## Direction
Scan the lines below for "this"; report the number of lines that contain it, and only that.

┌──

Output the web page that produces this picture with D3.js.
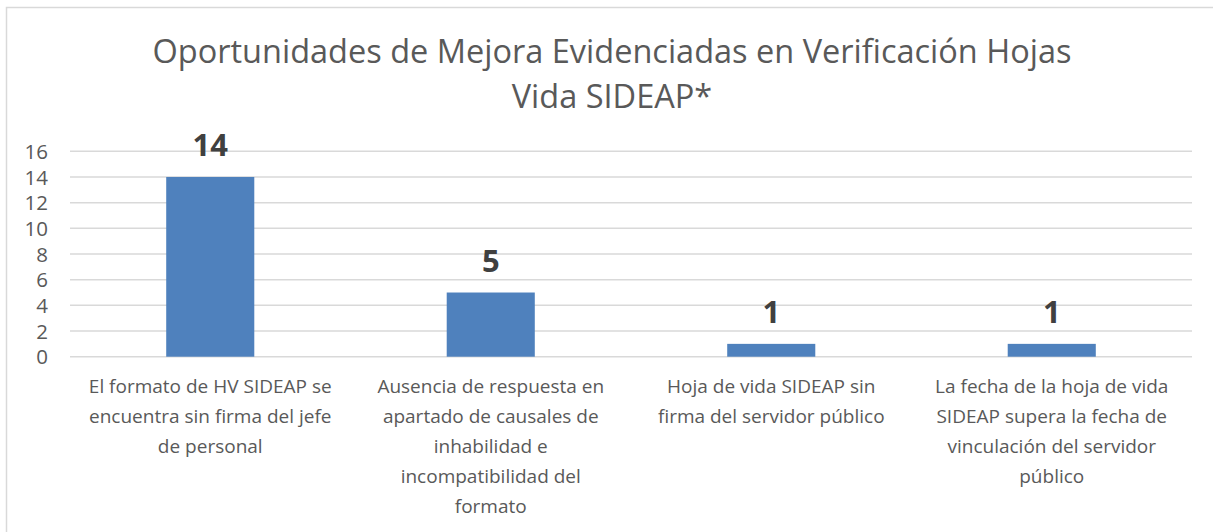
<!DOCTYPE html>
<html>
<head>
<meta charset="utf-8">
<script src="https://cdn.jsdelivr.net/npm/d3@7"></script>
<style>
  body { margin: 0; background: #fff; }
  svg { display: block; }
</style>
</head>
<body>
<div id="chart"></div>
<script>
var titleLines = ['Oportunidades de Mejora Evidenciadas en Verificación Hojas', 'Vida SIDEAP*']
var categories = [
  'El formato de HV SIDEAP se encuentra sin firma del jefe de personal',
  'Ausencia de respuesta en apartado de causales de inhabilidad e incompatibilidad del formato',
  'Hoja de vida SIDEAP sin firma del servidor público',
  'La fecha de la hoja de vida SIDEAP supera la fecha de vinculación del servidor público'
]
var values = [14, 5, 1, 1]
var yTicks = [0, 2, 4, 6, 8, 10, 12, 14, 16]

var W = 1213, H = 532
var font = "'Open Sans', sans-serif"

var svg = d3.select('#chart').append('svg')
  .attr('width', W)
  .attr('height', H)

// chart frame
svg.append('rect')
  .attr('x', 6.5).attr('y', 7.5)
  .attr('width', W + 20).attr('height', H + 20)
  .style('fill', 'none')
  .style('stroke', '#d9d9d9')
  .style('stroke-width', 1.5)

svg.append('g').selectAll('text')
  .data(titleLines)
  .enter().append('text')
  .attr('x', 612)
  .attr('y', (d, i) => 63 + i * 45)
  .attr('text-anchor', 'middle')
  .style('font-family', font)
  .style('font-size', '32.5px')
  .style('fill', '#595959')
  .text(d => d)

var x = d3.scaleBand()
  .domain(categories)
  .range([70, 1192])
  .paddingInner(0.686)
  .paddingOuter(0.343)

var y = d3.scaleLinear()
  .domain([0, 16])
  .range([356.7, 151.3])

// gridlines
svg.append('g').selectAll('line')
  .data(yTicks)
  .enter().append('line')
  .attr('x1', 70).attr('x2', 1192)
  .attr('y1', d => y(d)).attr('y2', d => y(d))
  .style('stroke', '#d9d9d9')
  .style('stroke-width', 1.5)

// y axis labels
var yAxis = svg.append('g')
  .attr('transform', 'translate(48,0)')
  .call(d3.axisLeft(y).tickValues(yTicks).tickSize(0).tickPadding(0))
yAxis.select('.domain').remove()
yAxis.selectAll('text')
  .style('font-family', font)
  .style('font-size', '20.5px')
  .style('fill', '#595959')
  .attr('dy', '0.35em')

// bars
svg.append('g').selectAll('rect')
  .data(values)
  .enter().append('rect')
  .attr('x', (d, i) => x(categories[i]))
  .attr('y', d => y(d))
  .attr('width', x.bandwidth())
  .attr('height', d => y(0) - y(d))
  .style('fill', '#4f81bd')

// value labels
svg.append('g').selectAll('text')
  .data(values)
  .enter().append('text')
  .attr('x', (d, i) => x(categories[i]) + x.bandwidth() / 2)
  .attr('y', d => y(d) - 21)
  .attr('text-anchor', 'middle')
  .style('font-family', font)
  .style('font-weight', 'bold')
  .style('font-size', '31px')
  .style('fill', '#404040')
  .text(d => d)

// category labels, wrapped
var catG = svg.append('g').selectAll('text')
  .data(categories)
  .enter().append('text')
  .attr('text-anchor', 'middle')
  .style('font-family', font)
  .style('font-size', '19px')
  .style('fill', '#595959')

catG.each(function(d) {
  var t = d3.select(this)
  var cx = x(d) + x.bandwidth() / 2
  var words = d.split(' ')
  var lines = []
  var line = []
  var probe = t.append('tspan')
  words.forEach(function(w) {
    line.push(w)
    probe.text(line.join(' '))
    if (probe.node().getComputedTextLength() > 255 && line.length > 1) {
      line.pop()
      lines.push(line.join(' '))
      line = [w]
    }
  })
  lines.push(line.join(' '))
  probe.remove()
  lines.forEach(function(l, i) {
    t.append('tspan')
      .attr('x', cx)
      .attr('y', 393 + i * 30)
      .text(l)
  })
})
</script>
</body>
</html>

└──

## Correct response
2